Data for this exercise:
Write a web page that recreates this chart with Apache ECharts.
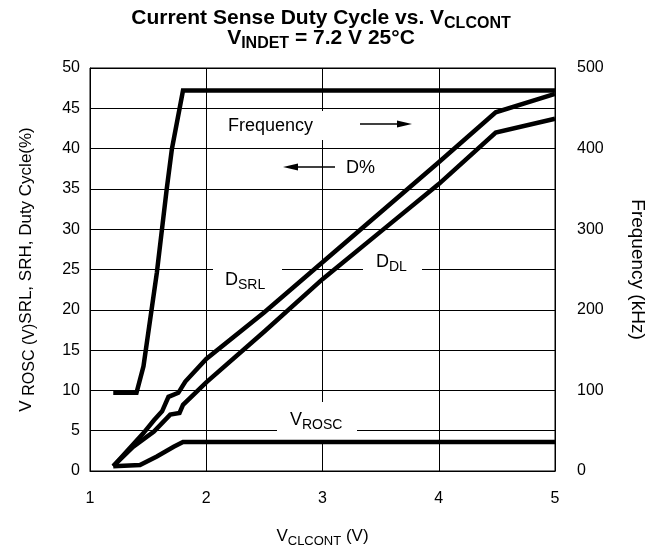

* * *

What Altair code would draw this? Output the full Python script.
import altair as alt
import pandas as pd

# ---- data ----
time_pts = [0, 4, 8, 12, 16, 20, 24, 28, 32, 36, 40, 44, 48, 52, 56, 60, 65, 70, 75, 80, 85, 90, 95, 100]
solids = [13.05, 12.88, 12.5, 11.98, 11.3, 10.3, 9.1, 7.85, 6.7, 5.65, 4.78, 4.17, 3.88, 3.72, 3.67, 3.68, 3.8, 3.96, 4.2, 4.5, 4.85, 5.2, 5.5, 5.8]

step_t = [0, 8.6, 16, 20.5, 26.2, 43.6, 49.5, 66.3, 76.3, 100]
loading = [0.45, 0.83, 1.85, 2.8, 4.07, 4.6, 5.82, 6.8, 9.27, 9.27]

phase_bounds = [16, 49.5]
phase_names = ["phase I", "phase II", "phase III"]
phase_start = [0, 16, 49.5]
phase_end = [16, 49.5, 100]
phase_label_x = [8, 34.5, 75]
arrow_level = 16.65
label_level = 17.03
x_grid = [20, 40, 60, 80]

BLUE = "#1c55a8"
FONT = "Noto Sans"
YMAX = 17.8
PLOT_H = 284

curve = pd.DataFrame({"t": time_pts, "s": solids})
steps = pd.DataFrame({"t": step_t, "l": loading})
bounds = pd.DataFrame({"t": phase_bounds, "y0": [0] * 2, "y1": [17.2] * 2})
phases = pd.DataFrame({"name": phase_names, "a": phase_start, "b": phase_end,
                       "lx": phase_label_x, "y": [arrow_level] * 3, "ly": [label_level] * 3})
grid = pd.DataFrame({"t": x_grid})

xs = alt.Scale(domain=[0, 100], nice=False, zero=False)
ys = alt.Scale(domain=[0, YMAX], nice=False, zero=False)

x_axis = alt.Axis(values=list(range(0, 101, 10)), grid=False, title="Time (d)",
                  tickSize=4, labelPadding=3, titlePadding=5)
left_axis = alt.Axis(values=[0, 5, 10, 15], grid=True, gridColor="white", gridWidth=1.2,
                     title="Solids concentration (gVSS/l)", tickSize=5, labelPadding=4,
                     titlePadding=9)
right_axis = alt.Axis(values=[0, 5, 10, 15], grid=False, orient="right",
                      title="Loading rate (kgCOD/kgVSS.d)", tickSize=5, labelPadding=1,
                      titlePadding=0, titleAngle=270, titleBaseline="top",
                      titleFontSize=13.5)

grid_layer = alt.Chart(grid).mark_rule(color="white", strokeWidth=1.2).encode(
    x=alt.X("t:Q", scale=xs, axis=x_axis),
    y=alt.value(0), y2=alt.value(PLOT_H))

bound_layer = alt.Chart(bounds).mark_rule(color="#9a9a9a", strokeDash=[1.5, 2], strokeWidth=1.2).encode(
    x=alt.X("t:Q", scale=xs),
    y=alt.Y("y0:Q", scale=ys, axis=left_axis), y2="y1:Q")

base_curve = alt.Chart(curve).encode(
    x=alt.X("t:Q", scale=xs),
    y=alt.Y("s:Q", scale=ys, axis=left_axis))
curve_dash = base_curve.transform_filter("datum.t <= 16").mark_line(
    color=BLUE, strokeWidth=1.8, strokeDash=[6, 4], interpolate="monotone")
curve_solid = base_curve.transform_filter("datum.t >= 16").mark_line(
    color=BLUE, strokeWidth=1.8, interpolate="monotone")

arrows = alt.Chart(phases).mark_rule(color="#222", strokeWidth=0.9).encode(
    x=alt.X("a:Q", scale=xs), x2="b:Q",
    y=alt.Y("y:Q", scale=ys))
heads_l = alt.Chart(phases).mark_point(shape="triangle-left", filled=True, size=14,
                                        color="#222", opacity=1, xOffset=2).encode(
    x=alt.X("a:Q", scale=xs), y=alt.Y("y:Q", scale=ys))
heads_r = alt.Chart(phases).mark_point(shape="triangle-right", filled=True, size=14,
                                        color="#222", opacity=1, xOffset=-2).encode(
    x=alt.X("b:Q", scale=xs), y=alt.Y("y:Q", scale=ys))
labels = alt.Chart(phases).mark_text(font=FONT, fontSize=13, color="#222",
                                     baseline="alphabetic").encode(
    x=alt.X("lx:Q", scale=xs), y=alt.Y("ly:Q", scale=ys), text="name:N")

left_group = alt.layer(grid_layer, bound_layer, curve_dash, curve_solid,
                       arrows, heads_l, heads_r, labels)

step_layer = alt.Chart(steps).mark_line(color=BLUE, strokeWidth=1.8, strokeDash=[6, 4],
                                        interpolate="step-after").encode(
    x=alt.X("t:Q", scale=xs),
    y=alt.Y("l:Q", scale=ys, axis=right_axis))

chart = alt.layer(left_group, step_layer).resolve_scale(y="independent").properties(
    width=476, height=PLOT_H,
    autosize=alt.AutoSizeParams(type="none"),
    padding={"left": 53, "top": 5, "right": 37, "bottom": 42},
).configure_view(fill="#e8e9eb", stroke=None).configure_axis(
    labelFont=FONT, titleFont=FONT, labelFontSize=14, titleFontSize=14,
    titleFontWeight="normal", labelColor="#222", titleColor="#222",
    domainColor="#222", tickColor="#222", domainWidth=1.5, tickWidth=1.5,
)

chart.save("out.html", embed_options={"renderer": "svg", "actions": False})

What you will do: Reproduce exactly the lines from the line with "What Altair code" to the line with "5.2, 5.5, 5.8]", both end lines included.

Reply to the task:
What Altair code would draw this? Output the full Python script.
import altair as alt
import pandas as pd

# ---- data ----
time_pts = [0, 4, 8, 12, 16, 20, 24, 28, 32, 36, 40, 44, 48, 52, 56, 60, 65, 70, 75, 80, 85, 90, 95, 100]
solids = [13.05, 12.88, 12.5, 11.98, 11.3, 10.3, 9.1, 7.85, 6.7, 5.65, 4.78, 4.17, 3.88, 3.72, 3.67, 3.68, 3.8, 3.96, 4.2, 4.5, 4.85, 5.2, 5.5, 5.8]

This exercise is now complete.